PROBLEM DETAILS: Exactly as written, retype the listing below, omitting the pictures.

STORED DATA:
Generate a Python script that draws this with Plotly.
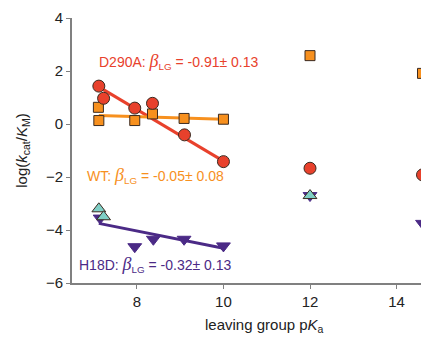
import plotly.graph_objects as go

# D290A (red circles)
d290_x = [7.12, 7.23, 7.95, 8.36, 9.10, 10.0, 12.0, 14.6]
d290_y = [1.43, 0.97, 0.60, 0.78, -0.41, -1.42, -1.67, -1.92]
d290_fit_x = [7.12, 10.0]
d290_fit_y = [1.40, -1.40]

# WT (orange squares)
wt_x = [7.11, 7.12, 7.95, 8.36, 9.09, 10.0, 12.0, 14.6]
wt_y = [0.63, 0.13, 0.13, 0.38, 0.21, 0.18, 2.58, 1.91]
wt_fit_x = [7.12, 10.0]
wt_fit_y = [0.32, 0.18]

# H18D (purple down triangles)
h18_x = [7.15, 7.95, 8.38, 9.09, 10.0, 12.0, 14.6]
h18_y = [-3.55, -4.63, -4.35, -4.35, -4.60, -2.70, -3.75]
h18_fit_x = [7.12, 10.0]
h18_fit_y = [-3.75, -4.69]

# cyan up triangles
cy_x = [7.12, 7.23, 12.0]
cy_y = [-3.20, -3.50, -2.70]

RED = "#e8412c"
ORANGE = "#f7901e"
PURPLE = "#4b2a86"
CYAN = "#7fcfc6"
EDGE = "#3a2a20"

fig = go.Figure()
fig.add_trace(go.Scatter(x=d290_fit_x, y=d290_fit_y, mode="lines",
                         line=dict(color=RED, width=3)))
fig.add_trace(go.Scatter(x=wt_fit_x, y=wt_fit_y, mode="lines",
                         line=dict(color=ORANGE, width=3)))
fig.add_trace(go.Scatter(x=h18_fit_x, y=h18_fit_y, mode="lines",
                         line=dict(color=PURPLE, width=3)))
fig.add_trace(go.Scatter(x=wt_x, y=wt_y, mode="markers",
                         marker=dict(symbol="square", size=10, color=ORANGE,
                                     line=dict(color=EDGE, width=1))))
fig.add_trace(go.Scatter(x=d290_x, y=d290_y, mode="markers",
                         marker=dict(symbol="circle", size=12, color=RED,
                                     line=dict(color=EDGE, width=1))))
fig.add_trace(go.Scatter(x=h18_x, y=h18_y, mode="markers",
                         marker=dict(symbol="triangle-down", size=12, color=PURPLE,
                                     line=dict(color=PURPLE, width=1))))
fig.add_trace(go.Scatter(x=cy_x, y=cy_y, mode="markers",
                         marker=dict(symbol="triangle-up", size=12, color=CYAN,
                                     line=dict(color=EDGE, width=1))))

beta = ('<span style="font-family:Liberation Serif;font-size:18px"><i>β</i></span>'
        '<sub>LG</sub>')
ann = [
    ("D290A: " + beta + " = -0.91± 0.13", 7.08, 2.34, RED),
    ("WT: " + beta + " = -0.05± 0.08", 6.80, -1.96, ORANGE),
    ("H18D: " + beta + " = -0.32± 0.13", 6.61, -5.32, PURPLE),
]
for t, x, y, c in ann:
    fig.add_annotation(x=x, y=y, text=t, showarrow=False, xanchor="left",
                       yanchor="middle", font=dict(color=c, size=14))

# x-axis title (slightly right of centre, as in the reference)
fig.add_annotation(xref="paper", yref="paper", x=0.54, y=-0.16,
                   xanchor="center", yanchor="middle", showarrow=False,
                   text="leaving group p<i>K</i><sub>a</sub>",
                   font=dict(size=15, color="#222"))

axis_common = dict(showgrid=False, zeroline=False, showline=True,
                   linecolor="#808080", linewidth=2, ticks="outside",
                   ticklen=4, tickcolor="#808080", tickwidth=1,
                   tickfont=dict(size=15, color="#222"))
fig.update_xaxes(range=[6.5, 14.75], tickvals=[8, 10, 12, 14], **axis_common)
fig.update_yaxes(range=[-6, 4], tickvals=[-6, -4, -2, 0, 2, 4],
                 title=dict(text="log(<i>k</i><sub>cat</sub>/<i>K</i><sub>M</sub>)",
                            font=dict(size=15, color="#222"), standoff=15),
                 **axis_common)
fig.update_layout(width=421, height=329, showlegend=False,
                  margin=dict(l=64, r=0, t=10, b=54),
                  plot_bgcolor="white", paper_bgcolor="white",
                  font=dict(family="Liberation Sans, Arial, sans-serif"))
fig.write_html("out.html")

THE COMPLETED TASK:
Generate a Python script that draws this with Plotly.
import plotly.graph_objects as go

# D290A (red circles)
d290_x = [7.12, 7.23, 7.95, 8.36, 9.10, 10.0, 12.0, 14.6]
d290_y = [1.43, 0.97, 0.60, 0.78, -0.41, -1.42, -1.67, -1.92]
d290_fit_x = [7.12, 10.0]
d290_fit_y = [1.40, -1.40]

# WT (orange squares)
wt_x = [7.11, 7.12, 7.95, 8.36, 9.09, 10.0, 12.0, 14.6]
wt_y = [0.63, 0.13, 0.13, 0.38, 0.21, 0.18, 2.58, 1.91]
wt_fit_x = [7.12, 10.0]
wt_fit_y = [0.32, 0.18]

# H18D (purple down triangles)
h18_x = [7.15, 7.95, 8.38, 9.09, 10.0, 12.0, 14.6]
h18_y = [-3.55, -4.63, -4.35, -4.35, -4.60, -2.70, -3.75]
h18_fit_x = [7.12, 10.0]
h18_fit_y = [-3.75, -4.69]

# cyan up triangles
cy_x = [7.12, 7.23, 12.0]
cy_y = [-3.20, -3.50, -2.70]

RED = "#e8412c"
ORANGE = "#f7901e"
PURPLE = "#4b2a86"
CYAN = "#7fcfc6"
EDGE = "#3a2a20"

fig = go.Figure()
fig.add_trace(go.Scatter(x=d290_fit_x, y=d290_fit_y, mode="lines",
                         line=dict(color=RED, width=3)))
fig.add_trace(go.Scatter(x=wt_fit_x, y=wt_fit_y, mode="lines",
                         line=dict(color=ORANGE, width=3)))
fig.add_trace(go.Scatter(x=h18_fit_x, y=h18_fit_y, mode="lines",
                         line=dict(color=PURPLE, width=3)))
fig.add_trace(go.Scatter(x=wt_x, y=wt_y, mode="markers",
                         marker=dict(symbol="square", size=10, color=ORANGE,
                                     line=dict(color=EDGE, width=1))))
fig.add_trace(go.Scatter(x=d290_x, y=d290_y, mode="markers",
                         marker=dict(symbol="circle", size=12, color=RED,
                                     line=dict(color=EDGE, width=1))))
fig.add_trace(go.Scatter(x=h18_x, y=h18_y, mode="markers",
                         marker=dict(symbol="triangle-down", size=12, color=PURPLE,
                                     line=dict(color=PURPLE, width=1))))
fig.add_trace(go.Scatter(x=cy_x, y=cy_y, mode="markers",
                         marker=dict(symbol="triangle-up", size=12, color=CYAN,
                                     line=dict(color=EDGE, width=1))))

beta = ('<span style="font-family:Liberation Serif;font-size:18px"><i>β</i></span>'
        '<sub>LG</sub>')
ann = [
    ("D290A: " + beta + " = -0.91± 0.13", 7.08, 2.34, RED),
    ("WT: " + beta + " = -0.05± 0.08", 6.80, -1.96, ORANGE),
    ("H18D: " + beta + " = -0.32± 0.13", 6.61, -5.32, PURPLE),
]
for t, x, y, c in ann:
    fig.add_annotation(x=x, y=y, text=t, showarrow=False, xanchor="left",
                       yanchor="middle", font=dict(color=c, size=14))

# x-axis title (slightly right of centre, as in the reference)
fig.add_annotation(xref="paper", yref="paper", x=0.54, y=-0.16,
                   xanchor="center", yanchor="middle", showarrow=False,
                   text="leaving group p<i>K</i><sub>a</sub>",
                   font=dict(size=15, color="#222"))

axis_common = dict(showgrid=False, zeroline=False, showline=True,
                   linecolor="#808080", linewidth=2, ticks="outside",
                   ticklen=4, tickcolor="#808080", tickwidth=1,
                   tickfont=dict(size=15, color="#222"))
fig.update_xaxes(range=[6.5, 14.75], tickvals=[8, 10, 12, 14], **axis_common)
fig.update_yaxes(range=[-6, 4], tickvals=[-6, -4, -2, 0, 2, 4],
                 title=dict(text="log(<i>k</i><sub>cat</sub>/<i>K</i><sub>M</sub>)",
                            font=dict(size=15, color="#222"), standoff=15),
                 **axis_common)
fig.update_layout(width=421, height=329, showlegend=False,
                  margin=dict(l=64, r=0, t=10, b=54),
                  plot_bgcolor="white", paper_bgcolor="white",
                  font=dict(family="Liberation Sans, Arial, sans-serif"))
fig.write_html("out.html")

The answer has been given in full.